Set down, exactly as written, the lines from the top of the data to the line that holds "import pandas as pd", and omit the pictures.

== Data segment

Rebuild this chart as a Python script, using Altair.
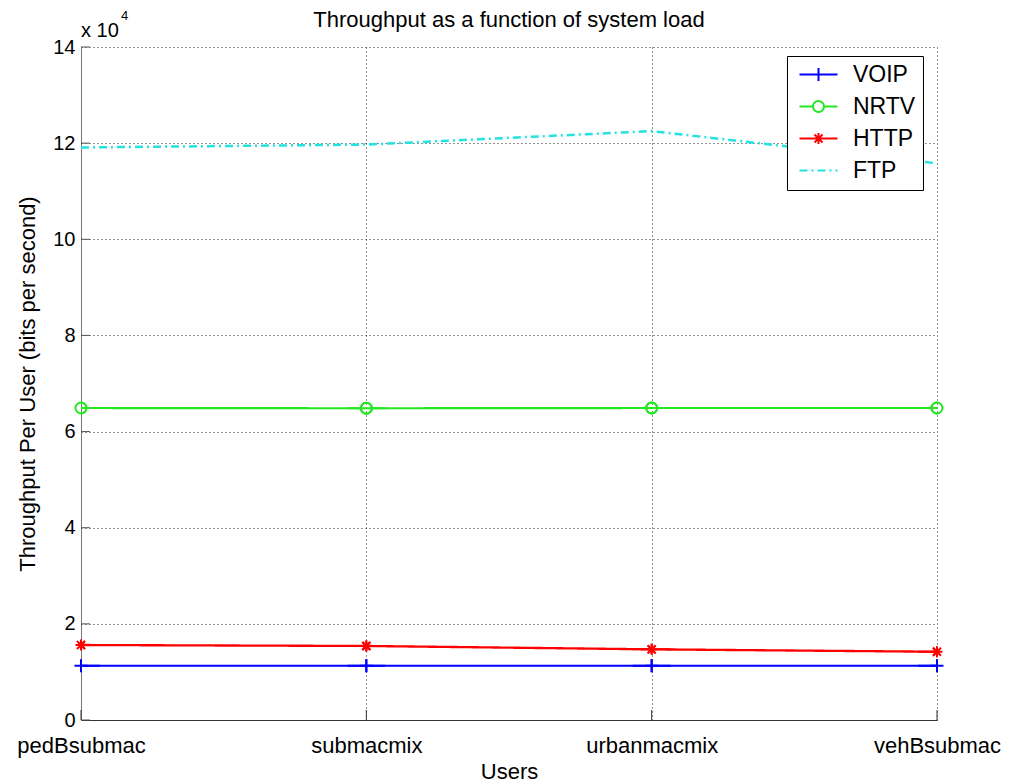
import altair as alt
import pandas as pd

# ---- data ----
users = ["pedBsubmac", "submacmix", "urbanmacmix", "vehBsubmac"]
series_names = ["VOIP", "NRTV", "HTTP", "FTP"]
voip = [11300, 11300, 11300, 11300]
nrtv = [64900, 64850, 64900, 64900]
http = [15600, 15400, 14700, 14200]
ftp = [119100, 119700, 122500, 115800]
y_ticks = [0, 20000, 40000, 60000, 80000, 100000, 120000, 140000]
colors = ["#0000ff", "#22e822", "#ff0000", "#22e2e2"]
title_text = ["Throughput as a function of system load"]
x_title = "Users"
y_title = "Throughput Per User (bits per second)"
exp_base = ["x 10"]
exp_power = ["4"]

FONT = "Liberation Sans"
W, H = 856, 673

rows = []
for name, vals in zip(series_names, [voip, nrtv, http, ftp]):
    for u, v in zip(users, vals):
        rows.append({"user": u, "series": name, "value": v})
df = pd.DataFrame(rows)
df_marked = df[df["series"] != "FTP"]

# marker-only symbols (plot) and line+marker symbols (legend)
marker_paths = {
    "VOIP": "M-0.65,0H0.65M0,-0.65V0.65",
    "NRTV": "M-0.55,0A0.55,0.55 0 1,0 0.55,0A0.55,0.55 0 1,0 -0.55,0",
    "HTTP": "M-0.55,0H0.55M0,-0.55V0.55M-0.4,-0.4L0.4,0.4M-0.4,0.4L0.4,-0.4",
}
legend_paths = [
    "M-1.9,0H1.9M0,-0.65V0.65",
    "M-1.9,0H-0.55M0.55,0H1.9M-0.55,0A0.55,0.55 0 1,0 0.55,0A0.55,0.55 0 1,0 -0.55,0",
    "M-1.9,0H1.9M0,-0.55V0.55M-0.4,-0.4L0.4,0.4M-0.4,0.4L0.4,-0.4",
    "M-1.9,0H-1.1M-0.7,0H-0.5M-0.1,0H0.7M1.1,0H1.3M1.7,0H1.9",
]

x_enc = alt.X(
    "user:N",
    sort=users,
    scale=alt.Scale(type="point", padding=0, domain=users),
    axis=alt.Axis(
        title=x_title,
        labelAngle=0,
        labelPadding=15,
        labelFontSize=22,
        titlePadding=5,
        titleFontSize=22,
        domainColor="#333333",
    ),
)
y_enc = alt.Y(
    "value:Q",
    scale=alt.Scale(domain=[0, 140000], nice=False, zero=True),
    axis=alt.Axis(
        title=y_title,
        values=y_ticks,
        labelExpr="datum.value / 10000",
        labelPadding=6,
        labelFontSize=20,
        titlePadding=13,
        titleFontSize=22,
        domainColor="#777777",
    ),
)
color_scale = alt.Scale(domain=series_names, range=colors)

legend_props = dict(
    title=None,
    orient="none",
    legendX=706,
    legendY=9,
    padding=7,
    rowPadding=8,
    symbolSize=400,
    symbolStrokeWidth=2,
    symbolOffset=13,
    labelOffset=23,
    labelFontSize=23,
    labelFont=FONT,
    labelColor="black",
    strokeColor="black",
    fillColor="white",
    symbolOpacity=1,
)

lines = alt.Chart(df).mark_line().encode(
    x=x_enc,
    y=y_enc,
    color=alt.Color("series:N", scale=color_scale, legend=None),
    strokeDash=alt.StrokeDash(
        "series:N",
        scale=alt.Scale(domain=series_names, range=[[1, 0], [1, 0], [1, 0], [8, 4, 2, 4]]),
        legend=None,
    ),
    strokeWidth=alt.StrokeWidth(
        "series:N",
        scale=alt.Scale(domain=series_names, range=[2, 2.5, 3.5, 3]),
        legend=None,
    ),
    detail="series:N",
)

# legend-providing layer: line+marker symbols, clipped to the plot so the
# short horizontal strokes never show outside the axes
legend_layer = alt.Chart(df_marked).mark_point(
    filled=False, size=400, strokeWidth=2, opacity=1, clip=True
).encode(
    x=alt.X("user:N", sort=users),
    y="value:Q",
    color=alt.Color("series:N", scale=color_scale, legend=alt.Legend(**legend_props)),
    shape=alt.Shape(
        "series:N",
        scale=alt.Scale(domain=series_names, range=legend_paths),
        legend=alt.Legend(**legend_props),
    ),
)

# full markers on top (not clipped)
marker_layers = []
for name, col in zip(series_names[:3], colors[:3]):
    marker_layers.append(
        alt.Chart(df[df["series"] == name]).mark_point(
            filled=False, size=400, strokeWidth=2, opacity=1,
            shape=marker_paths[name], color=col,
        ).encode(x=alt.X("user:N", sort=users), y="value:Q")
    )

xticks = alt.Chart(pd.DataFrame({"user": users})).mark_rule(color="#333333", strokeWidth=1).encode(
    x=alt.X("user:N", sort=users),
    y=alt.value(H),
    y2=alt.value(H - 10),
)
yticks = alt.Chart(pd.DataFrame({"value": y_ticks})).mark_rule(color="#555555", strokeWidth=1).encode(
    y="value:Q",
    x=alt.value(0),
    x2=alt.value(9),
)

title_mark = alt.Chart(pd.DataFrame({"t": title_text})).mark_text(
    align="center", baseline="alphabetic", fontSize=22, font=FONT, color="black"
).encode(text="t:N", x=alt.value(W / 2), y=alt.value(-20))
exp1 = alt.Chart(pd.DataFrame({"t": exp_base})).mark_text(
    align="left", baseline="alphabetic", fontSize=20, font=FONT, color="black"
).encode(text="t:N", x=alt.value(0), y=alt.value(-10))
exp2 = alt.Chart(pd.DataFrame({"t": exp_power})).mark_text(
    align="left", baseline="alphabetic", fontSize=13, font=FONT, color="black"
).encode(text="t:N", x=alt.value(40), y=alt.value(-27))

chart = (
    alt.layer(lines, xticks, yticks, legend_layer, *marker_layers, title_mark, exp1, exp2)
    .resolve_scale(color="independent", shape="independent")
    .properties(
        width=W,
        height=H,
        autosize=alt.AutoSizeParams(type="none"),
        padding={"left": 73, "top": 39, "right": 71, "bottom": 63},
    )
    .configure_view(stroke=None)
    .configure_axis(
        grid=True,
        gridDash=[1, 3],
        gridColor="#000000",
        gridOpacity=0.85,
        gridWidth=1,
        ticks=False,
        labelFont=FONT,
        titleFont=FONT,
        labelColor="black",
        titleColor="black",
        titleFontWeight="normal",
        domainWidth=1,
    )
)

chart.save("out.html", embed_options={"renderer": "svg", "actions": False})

====

**Exercise answer**
Rebuild this chart as a Python script, using Altair.
import altair as alt
import pandas as pd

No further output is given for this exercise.